▶ [Record list]
* START *

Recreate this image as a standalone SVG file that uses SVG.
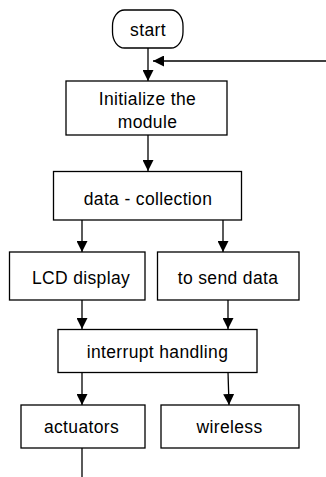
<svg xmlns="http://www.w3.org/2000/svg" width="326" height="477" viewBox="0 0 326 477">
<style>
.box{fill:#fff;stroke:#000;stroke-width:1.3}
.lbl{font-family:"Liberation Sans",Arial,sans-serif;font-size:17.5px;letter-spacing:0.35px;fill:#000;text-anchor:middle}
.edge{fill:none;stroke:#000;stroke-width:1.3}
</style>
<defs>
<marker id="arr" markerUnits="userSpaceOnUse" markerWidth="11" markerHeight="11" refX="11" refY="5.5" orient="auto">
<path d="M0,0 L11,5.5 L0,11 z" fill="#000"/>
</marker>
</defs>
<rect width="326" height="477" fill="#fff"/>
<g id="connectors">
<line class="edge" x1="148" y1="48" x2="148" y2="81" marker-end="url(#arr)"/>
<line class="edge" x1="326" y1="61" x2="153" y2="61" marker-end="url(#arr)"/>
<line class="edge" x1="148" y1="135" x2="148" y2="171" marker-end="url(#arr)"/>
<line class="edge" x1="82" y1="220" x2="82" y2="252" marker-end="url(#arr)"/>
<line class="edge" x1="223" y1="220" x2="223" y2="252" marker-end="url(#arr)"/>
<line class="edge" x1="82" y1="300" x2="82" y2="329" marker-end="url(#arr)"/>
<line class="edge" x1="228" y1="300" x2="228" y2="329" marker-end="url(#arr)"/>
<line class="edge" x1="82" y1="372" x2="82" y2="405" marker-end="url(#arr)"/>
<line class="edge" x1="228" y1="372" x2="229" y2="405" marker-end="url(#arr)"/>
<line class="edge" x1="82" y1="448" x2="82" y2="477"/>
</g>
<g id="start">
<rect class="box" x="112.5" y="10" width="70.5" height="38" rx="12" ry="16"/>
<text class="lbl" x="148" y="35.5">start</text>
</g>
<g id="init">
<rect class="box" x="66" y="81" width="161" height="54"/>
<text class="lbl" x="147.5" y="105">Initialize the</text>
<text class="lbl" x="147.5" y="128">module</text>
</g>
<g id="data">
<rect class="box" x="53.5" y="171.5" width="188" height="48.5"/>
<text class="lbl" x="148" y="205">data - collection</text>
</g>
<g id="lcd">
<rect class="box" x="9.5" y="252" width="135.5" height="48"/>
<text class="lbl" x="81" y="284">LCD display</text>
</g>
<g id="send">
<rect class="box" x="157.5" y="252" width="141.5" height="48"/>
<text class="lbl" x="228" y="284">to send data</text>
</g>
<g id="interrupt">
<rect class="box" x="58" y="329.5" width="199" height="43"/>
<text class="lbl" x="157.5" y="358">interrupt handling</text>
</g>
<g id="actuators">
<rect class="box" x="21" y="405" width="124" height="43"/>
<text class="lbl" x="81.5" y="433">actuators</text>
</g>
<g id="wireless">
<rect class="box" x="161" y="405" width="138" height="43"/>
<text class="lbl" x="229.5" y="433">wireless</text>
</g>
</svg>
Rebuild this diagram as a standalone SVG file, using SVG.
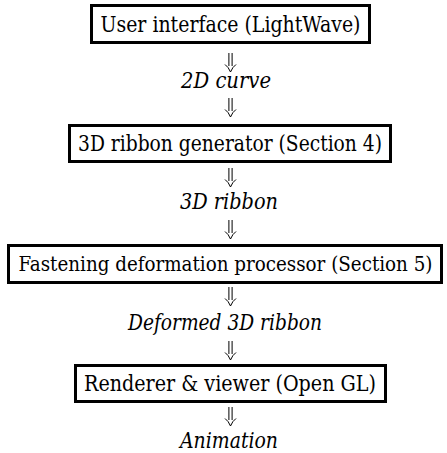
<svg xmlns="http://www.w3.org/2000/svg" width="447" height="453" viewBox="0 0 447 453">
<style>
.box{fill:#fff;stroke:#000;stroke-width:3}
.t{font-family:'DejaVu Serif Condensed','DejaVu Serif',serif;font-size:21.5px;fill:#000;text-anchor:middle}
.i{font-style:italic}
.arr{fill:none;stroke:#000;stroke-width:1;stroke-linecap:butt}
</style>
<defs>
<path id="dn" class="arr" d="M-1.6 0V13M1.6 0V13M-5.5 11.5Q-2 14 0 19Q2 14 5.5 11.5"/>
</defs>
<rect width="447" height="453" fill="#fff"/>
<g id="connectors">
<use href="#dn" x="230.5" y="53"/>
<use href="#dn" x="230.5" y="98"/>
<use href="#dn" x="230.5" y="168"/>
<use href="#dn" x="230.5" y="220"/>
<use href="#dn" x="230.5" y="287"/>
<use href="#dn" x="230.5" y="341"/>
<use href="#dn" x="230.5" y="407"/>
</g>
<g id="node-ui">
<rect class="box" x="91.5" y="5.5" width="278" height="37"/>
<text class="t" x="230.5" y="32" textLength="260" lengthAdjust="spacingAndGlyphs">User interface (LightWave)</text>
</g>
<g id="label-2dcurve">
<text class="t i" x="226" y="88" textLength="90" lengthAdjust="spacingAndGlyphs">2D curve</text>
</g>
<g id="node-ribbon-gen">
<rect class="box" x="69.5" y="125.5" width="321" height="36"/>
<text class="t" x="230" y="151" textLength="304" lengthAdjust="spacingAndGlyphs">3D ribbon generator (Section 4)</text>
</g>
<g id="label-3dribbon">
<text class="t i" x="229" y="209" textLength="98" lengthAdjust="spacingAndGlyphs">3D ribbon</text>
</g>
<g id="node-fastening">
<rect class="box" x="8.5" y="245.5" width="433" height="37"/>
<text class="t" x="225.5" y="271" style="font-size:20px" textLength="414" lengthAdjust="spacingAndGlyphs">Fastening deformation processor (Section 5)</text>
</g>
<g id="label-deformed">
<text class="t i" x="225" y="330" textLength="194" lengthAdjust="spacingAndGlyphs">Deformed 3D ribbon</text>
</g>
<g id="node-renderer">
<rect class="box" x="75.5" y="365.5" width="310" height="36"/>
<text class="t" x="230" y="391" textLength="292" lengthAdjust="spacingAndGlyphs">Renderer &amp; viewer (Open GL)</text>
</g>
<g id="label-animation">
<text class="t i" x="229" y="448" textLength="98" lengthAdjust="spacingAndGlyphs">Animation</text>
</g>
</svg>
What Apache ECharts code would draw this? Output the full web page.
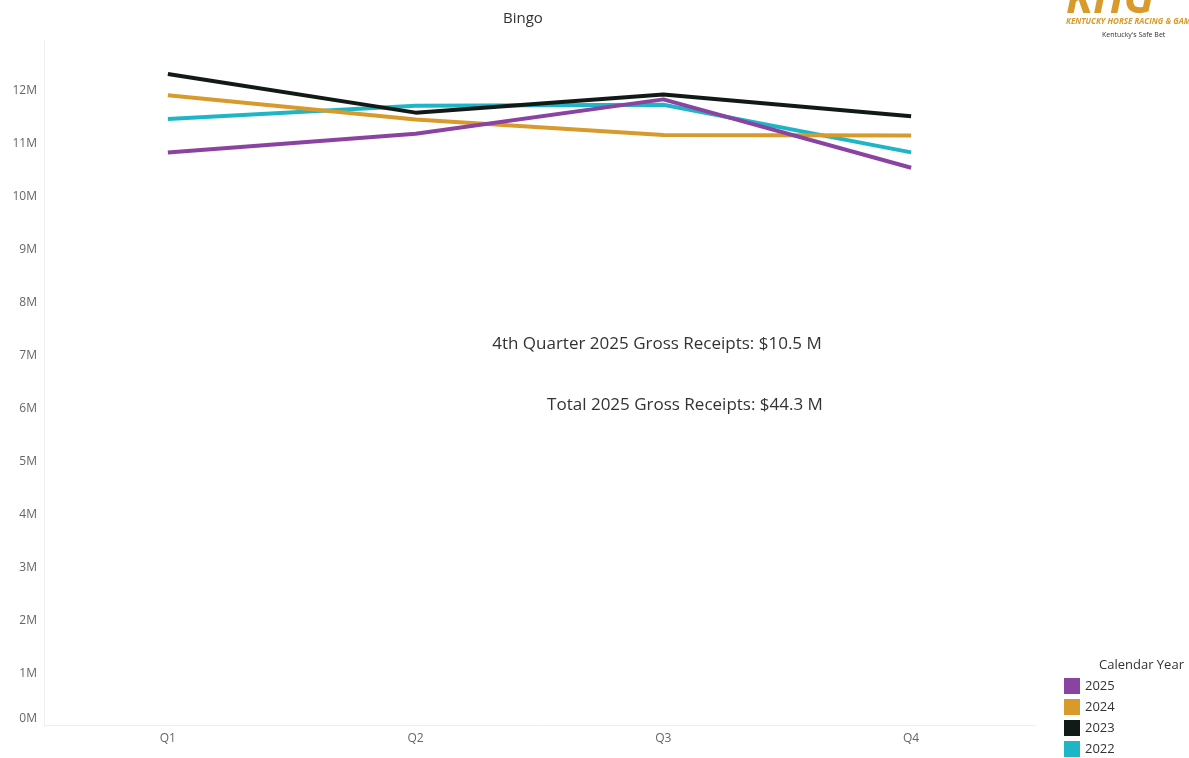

* END *

▶ [Aim]
Using the records above, copy every line that has the word "file" in it.

▶ [Problem solution]
Recreate this image as a standalone SVG file that uses SVG.
Rebuild this diagram as a standalone SVG file, using SVG.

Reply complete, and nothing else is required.